◆ **Given task**
Everything from the first line of the data below through the line that contains "GRID = '#d9d9d9'" should be written out exactly, please, and nothing more; the pictures stay out.

◆ **Data to use**
★ ★ ★ ★ ★ ★ ★

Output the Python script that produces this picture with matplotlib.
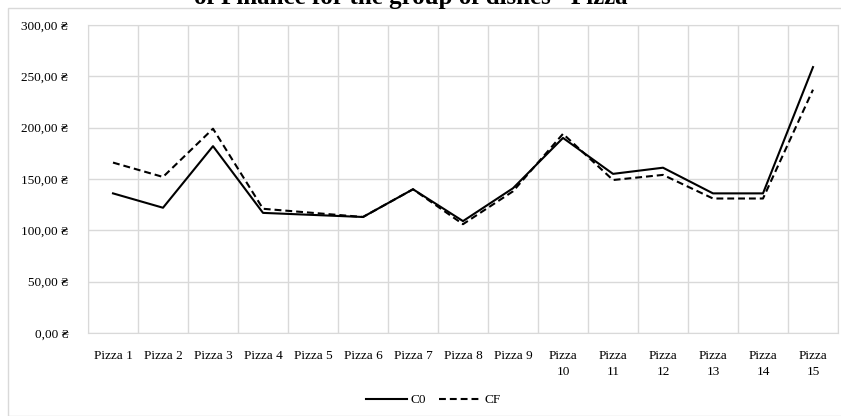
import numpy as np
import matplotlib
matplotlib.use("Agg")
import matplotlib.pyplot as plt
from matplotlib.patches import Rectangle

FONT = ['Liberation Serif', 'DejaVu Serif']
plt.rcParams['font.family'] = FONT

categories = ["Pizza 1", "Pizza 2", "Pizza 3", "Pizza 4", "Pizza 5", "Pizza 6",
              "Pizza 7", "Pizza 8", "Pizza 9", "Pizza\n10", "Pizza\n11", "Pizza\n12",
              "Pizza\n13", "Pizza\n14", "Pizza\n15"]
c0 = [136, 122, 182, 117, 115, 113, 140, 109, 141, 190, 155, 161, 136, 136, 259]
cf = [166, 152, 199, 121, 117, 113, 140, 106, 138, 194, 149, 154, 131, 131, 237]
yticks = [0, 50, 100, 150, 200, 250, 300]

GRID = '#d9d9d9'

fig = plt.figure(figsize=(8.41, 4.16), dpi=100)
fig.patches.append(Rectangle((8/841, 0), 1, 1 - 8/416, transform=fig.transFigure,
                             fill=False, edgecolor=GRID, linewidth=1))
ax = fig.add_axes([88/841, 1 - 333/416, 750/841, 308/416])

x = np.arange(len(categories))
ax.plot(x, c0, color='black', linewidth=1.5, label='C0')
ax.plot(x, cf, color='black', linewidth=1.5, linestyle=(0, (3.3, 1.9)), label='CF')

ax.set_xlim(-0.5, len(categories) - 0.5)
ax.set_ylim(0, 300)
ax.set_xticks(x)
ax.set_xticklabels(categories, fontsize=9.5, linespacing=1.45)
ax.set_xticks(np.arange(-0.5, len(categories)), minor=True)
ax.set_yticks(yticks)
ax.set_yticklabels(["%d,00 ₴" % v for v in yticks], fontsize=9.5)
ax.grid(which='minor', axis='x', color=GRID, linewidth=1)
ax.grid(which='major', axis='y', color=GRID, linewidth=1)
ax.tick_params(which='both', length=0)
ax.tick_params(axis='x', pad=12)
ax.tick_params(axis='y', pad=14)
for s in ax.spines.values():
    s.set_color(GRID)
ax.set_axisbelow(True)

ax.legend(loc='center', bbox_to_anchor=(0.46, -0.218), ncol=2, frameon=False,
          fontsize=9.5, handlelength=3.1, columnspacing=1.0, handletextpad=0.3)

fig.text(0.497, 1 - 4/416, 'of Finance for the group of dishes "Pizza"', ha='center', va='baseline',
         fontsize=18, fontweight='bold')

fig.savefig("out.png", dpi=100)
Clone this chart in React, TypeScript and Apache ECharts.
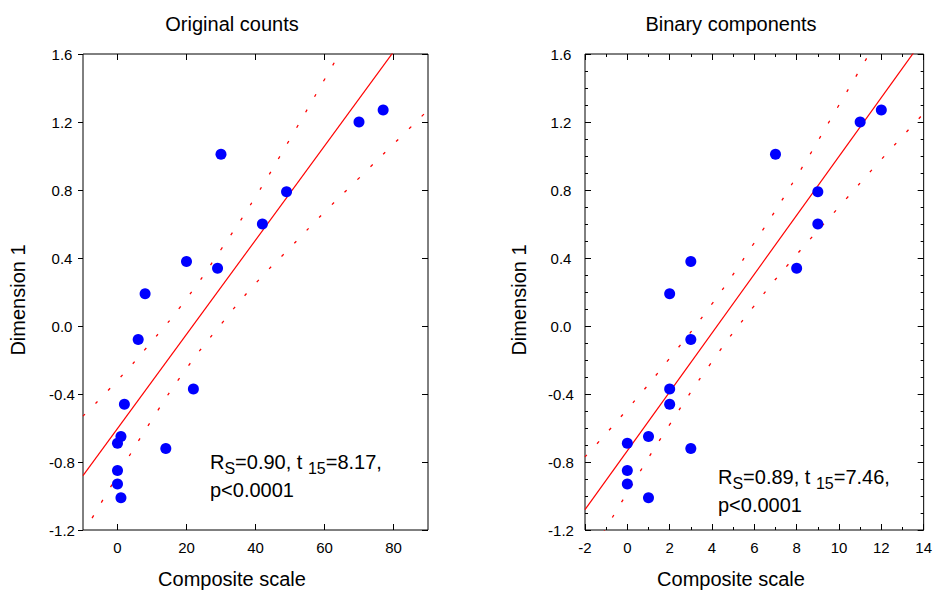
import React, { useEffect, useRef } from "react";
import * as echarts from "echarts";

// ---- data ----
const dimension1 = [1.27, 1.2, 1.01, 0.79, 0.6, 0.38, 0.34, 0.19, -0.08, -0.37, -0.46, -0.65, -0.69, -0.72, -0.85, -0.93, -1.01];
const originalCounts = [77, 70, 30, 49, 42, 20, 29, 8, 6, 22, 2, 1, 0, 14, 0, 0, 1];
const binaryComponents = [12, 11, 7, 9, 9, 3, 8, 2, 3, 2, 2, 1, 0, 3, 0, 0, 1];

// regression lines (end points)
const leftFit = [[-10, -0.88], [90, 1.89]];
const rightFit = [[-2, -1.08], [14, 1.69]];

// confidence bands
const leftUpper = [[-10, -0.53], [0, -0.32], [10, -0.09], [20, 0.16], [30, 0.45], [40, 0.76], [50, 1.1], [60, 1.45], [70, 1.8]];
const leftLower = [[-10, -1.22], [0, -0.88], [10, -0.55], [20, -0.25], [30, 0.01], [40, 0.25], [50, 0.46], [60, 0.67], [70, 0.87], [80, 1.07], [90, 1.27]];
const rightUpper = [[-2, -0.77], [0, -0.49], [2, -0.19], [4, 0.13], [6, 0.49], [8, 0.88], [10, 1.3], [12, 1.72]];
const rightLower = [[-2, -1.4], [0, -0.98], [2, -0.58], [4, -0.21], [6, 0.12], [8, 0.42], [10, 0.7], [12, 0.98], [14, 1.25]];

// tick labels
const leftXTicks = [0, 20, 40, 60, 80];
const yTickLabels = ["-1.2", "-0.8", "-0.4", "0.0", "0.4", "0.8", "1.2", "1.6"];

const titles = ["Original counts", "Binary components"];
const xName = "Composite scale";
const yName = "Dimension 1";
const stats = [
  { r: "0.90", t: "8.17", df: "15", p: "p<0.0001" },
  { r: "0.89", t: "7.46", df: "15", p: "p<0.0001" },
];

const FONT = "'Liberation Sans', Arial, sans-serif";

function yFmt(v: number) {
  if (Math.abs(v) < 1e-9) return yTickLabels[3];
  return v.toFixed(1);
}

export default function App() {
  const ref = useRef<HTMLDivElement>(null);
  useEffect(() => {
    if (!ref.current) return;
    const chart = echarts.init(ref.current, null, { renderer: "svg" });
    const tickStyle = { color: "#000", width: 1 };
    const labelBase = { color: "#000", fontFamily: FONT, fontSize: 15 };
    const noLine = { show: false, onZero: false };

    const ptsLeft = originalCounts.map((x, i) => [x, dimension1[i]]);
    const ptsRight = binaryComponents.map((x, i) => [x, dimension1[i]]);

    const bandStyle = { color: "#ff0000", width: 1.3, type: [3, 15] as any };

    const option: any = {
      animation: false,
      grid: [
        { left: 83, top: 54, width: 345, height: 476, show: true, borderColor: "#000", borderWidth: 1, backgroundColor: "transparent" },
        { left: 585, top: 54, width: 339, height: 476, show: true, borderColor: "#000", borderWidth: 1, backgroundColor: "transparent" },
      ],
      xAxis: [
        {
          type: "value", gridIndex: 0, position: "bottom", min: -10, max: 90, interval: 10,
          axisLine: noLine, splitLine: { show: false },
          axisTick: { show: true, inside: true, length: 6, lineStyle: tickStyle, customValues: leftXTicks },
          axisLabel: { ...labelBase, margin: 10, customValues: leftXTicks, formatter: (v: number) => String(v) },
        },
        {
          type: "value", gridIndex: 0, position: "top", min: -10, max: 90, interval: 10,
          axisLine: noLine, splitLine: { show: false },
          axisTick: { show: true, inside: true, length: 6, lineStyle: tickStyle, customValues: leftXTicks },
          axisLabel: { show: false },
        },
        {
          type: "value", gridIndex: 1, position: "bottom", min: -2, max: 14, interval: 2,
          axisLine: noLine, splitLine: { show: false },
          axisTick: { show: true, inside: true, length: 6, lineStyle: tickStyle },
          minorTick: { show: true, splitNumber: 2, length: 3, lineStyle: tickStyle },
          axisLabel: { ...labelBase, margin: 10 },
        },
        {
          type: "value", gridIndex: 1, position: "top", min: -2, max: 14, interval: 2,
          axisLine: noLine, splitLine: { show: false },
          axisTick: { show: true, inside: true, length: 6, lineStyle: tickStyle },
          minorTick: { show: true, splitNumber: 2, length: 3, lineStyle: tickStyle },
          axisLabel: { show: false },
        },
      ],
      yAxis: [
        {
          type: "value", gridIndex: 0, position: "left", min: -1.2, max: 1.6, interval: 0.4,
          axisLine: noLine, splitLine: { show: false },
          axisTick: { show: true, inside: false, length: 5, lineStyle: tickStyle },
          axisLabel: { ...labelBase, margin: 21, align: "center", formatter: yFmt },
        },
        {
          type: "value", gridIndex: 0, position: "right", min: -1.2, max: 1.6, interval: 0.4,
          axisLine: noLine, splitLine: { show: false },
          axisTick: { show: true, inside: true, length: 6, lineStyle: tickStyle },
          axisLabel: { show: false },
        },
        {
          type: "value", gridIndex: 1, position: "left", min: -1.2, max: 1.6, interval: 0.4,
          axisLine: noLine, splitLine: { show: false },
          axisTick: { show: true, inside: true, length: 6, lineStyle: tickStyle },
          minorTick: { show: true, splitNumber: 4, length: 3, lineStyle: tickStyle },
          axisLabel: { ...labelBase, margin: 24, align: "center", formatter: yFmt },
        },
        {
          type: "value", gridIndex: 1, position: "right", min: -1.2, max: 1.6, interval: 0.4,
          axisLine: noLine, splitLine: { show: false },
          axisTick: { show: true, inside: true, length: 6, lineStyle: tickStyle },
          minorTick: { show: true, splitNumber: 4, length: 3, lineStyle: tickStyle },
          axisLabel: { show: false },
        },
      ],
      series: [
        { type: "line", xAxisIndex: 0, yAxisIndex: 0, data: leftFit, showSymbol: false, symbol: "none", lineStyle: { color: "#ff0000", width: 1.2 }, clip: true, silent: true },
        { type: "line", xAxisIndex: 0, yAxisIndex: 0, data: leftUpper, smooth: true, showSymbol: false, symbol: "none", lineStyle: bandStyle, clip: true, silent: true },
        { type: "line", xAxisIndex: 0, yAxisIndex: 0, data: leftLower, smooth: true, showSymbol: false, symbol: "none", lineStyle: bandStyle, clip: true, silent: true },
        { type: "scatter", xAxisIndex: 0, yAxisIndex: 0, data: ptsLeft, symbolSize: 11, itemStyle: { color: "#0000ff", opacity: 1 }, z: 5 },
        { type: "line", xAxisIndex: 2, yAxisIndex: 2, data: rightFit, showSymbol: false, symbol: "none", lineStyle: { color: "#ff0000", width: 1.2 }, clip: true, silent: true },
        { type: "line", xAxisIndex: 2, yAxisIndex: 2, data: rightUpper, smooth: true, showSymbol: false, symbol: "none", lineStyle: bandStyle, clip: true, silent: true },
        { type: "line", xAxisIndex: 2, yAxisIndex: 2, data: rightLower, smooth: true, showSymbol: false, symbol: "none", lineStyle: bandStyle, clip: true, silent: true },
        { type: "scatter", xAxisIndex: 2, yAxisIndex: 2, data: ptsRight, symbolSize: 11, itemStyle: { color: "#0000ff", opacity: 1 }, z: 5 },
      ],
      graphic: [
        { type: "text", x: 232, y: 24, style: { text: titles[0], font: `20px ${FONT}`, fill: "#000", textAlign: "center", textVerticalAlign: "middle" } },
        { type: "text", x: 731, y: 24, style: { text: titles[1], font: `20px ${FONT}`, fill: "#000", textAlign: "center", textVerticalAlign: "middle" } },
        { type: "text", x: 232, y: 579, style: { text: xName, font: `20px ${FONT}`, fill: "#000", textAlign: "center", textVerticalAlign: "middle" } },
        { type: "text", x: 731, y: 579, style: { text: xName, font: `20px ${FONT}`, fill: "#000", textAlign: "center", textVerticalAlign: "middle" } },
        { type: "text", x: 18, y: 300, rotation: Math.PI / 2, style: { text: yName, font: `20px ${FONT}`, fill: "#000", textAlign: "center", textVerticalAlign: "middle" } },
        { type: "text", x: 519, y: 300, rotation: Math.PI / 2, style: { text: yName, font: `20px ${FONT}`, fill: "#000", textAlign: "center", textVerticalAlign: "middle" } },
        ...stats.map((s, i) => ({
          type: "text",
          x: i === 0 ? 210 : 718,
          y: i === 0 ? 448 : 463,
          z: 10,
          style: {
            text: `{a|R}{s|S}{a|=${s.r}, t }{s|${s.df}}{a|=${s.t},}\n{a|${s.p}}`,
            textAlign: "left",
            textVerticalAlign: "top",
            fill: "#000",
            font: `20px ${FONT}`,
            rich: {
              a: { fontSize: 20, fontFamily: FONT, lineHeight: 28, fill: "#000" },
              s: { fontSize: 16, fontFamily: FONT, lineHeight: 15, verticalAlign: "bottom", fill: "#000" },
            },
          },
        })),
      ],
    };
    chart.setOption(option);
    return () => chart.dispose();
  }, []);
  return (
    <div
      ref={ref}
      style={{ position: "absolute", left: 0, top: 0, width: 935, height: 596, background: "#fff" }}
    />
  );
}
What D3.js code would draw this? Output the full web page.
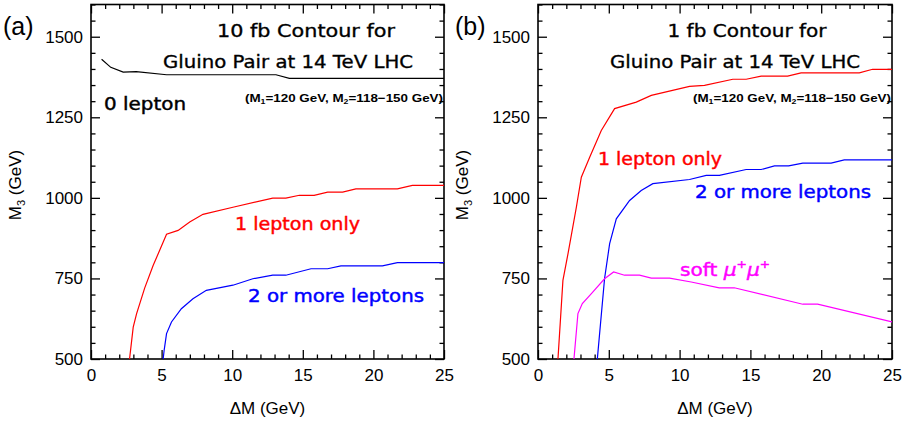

★ ★ ★ ★ ★ ★ ★

◆ **Final result**
Output the Python script that produces this picture with matplotlib.
import numpy as np
import matplotlib
matplotlib.use("Agg")
import matplotlib.pyplot as plt
from matplotlib.patches import Rectangle

FONT = ['Liberation Serif', 'DejaVu Serif']
plt.rcParams['font.family'] = FONT

categories = ["Pizza 1", "Pizza 2", "Pizza 3", "Pizza 4", "Pizza 5", "Pizza 6",
              "Pizza 7", "Pizza 8", "Pizza 9", "Pizza\n10", "Pizza\n11", "Pizza\n12",
              "Pizza\n13", "Pizza\n14", "Pizza\n15"]
c0 = [136, 122, 182, 117, 115, 113, 140, 109, 141, 190, 155, 161, 136, 136, 259]
cf = [166, 152, 199, 121, 117, 113, 140, 106, 138, 194, 149, 154, 131, 131, 237]
yticks = [0, 50, 100, 150, 200, 250, 300]

GRID = '#d9d9d9'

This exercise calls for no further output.